I have a few comments. First, you and boyfriend's health come before ANY animal. If it is not safe and doesn't seem to be a fixable problem, do what you have to do. And your poor other cat. Also remember that with any new visitors, if the cat bites them, you are liable especially since you knew about the problem before hand. Everyone thinks like this with dogs, but I think with any animal you keep, you should have the exact same frame of mind. We have a feral siamese in the dining room who is making progress. I have to warn anyone and everyone who comes into my house about her and still know that if they get bit, it's my fault. This is one reason we don't let her roam the house. She is tied to our sliding glass door. Second, she may have had some sort of brain damage from her fall. There are areas that control rationality. I babysat a mentally disabled child with an inoperable tumor in that area. If you put him in a cat's body, he sounds a lot like your cat, sweet on his terms but can flip out completely and mean for no reason at all. It could be a hormonal imballance, like forever PMS lol. It could be her personallity or even something in her early days that has some sort of trigger that you set off unknowingly. There are so many different possabilities, just work with one at a time so you can rule them out. A hormonal imballance is easily fixed with meds, personality is harder, but controlable, brain damage, you can't fix, you get my picture? I am not an expert in cats, but I was raised on a farm, so I do have experience with animals.


----------



## stellagifford (Sep 11, 2005)

Thanks everyone - I did not take nina to the vet after her fall (which was months ago) because it did not appear that she had any damage or broken or sprained bones. We felt her leg and everywhere else and she did not give us any indication she was in pain. Amazing - I know. Second, I don't think she's brain damaged haha. She has been acting quite normal the past few days - I think she just has spells. 

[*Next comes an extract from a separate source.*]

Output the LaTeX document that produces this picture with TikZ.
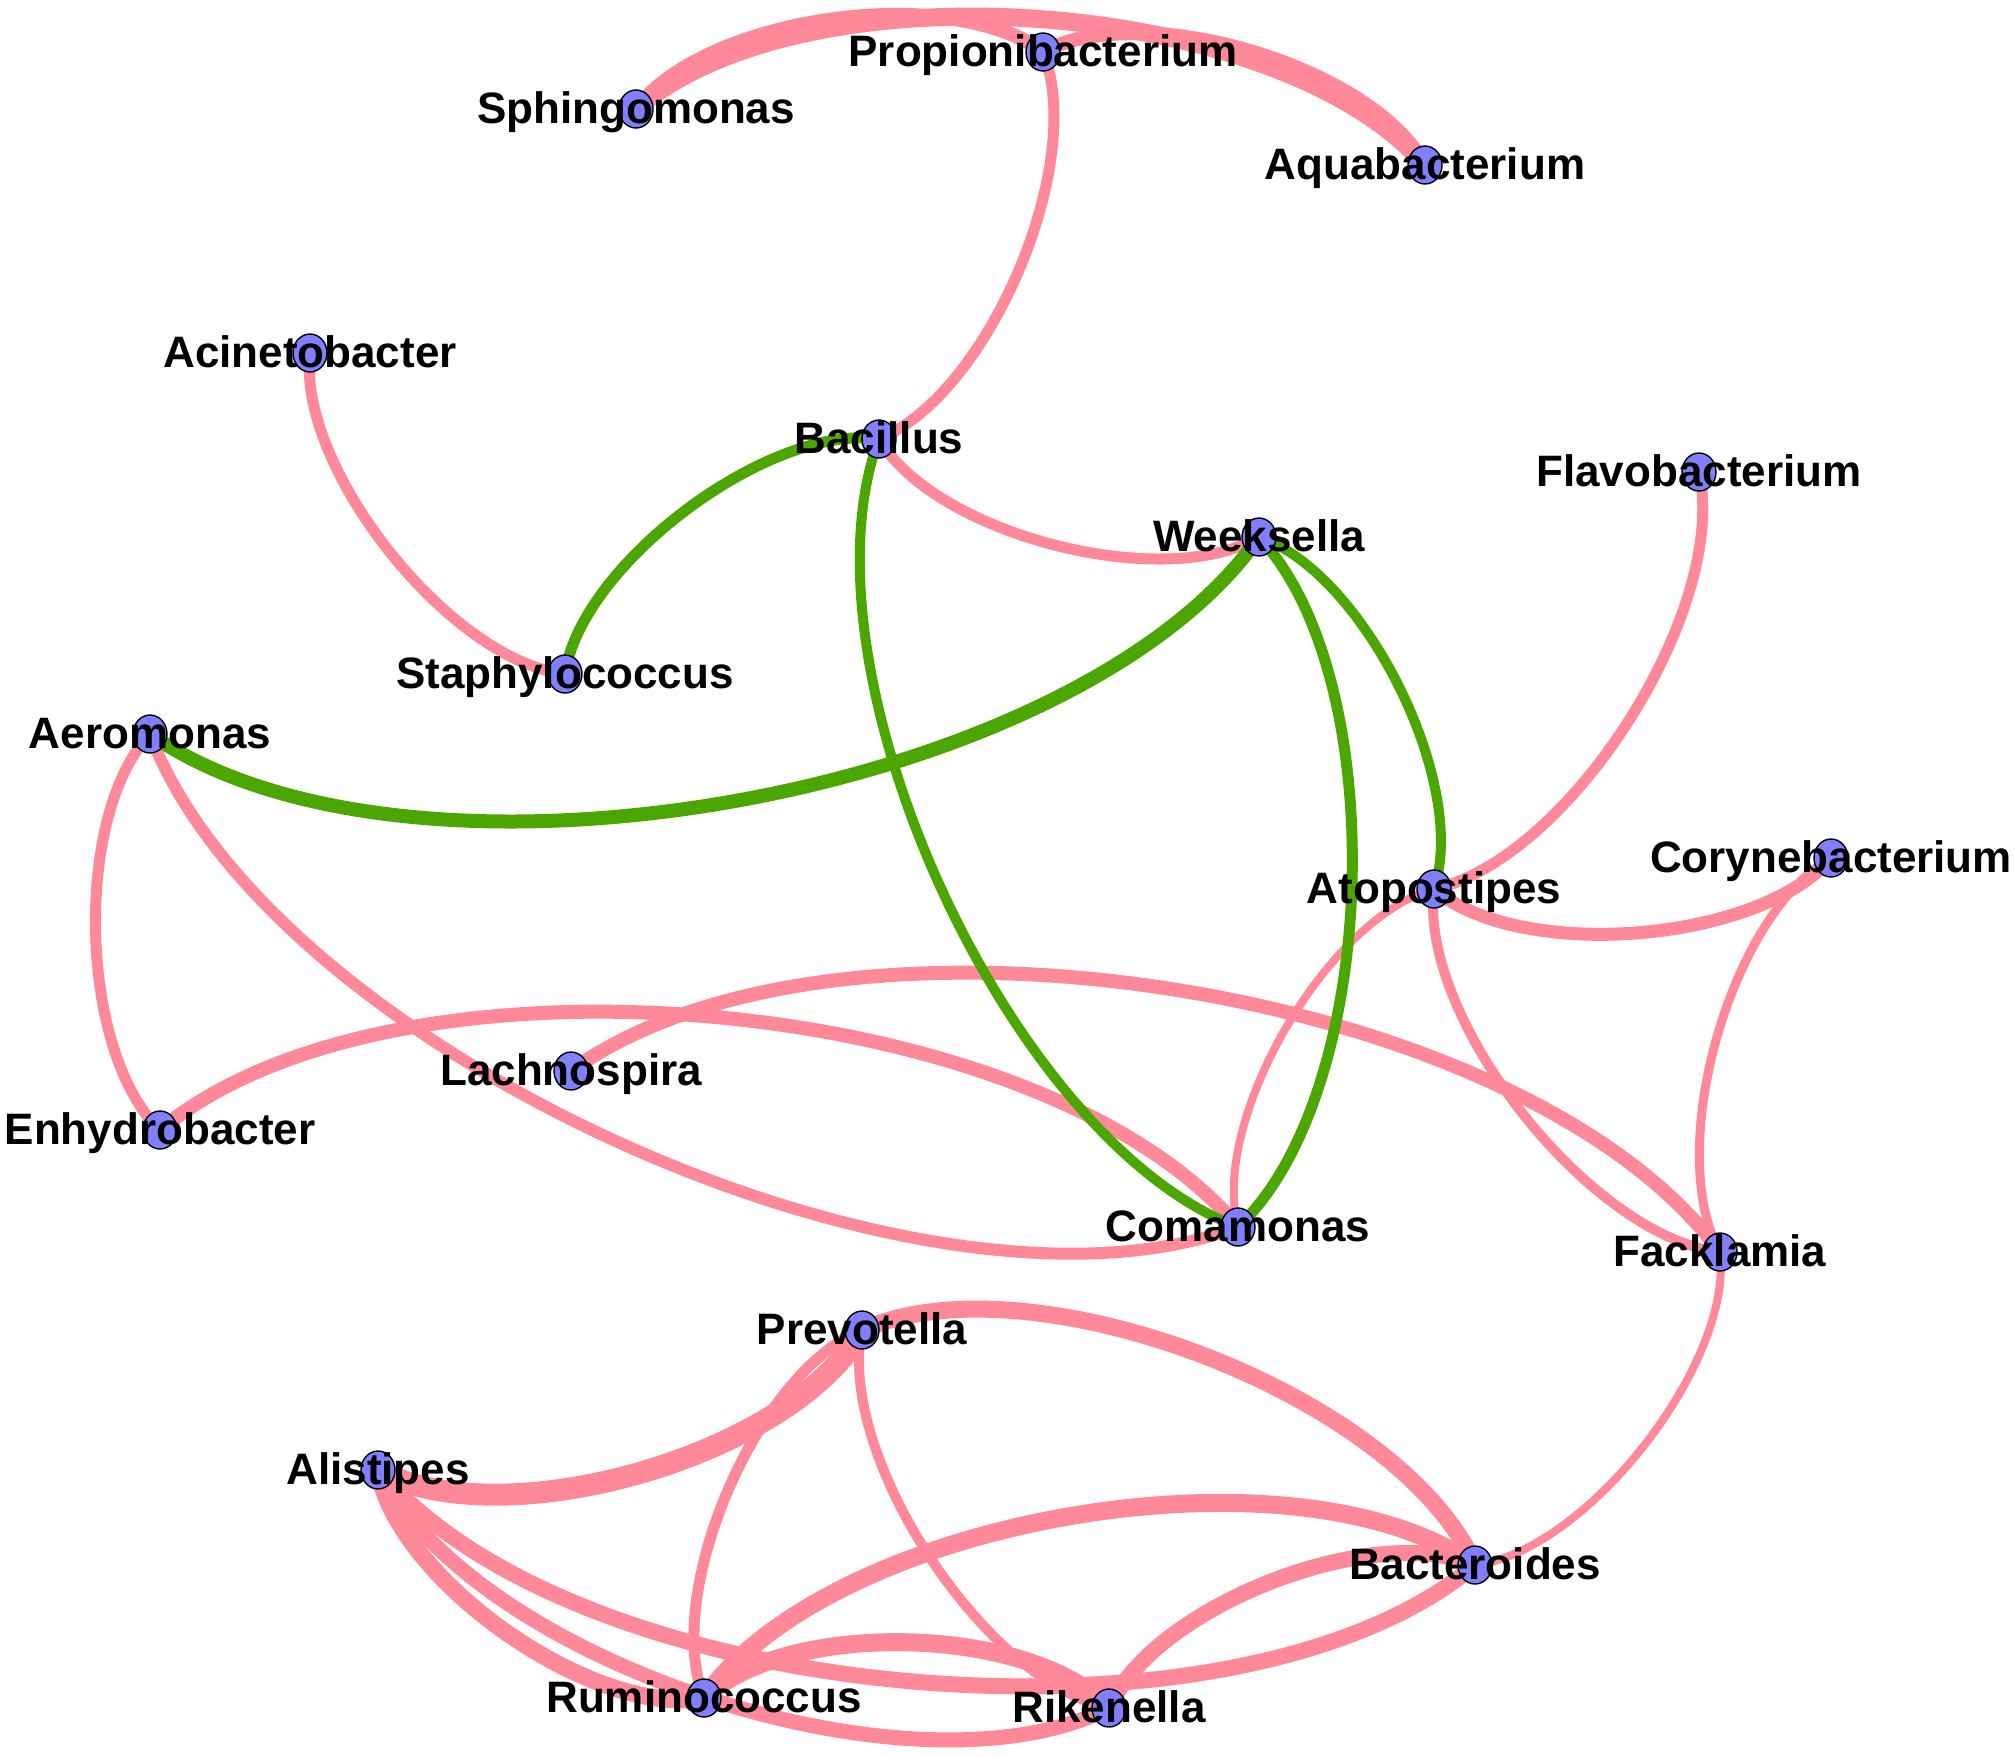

THIRD - RESCUE REMEDY - Okay, I bought some of this stuff at a supplement store - are you aware this is 27% alcohol? I put a drop under my toung and first of all it tasted like a rum and coke - second, it made me feel like I had had a shot within 10 minutes... with one drop! I can't get my cat to drink it so I will either have to force it in her mouth or heavily dilute it which would hardly work... I am not comfortable with the thought that I'm getting my cat drunk! But - I'm out $13.00 so I guess I better use it. There was also a pet "relaxing pill" at the store but I decided not to go with it because a pill would DEFINATELY not fly with Nina! 

So, I may have visitors tomorrow - I'll post if she acts out again. I'm hoping this helps more people than just me...


----------



## ForJazz (Dec 30, 2003)

stellagifford said:


> THIRD - RESCUE REMEDY - Okay, I bought some of this stuff at a supplement store - are you aware this is 27% alcohol? I put a drop under my toung and first of all it tasted like a rum and coke - second, it made me feel like I had had a shot within 10 minutes... with one drop! I can't get my cat to drink it so I will either have to force it in her mouth or heavily dilute it which would hardly work... I am not comfortable with the thought that I'm getting my cat drunk! But - I'm out $13.00 so I guess I better use it.


You only use a DROP of it!!!!!! You put it in the food or the water, so that it is heavily diluted, not directly in her mouth. BAD IDEA. lol


----------



## BowerR64 (Aug 26, 2005)

The friend i got my cat from got another cat from his sister, that wasnt getting along with the old cats they had. He took her in (mary todd) they lived there about 6 months i think, after a while he started dating this girl and once mary todd came in the room when they were sleeping and she sprayed them both and ran. He told me he felt the cat was jelous of her. She would always hide when she came over but when she was gone mary todd would come out. I didnt really think much of it till this post it reminded me of this thing his cat did to them.

He did the very thing the time out thing. He rolled her up in a blanket (not over her head) and put her outside in a shed and she stayed there all night. He eventualy had to get rid of her, found a new home.


----------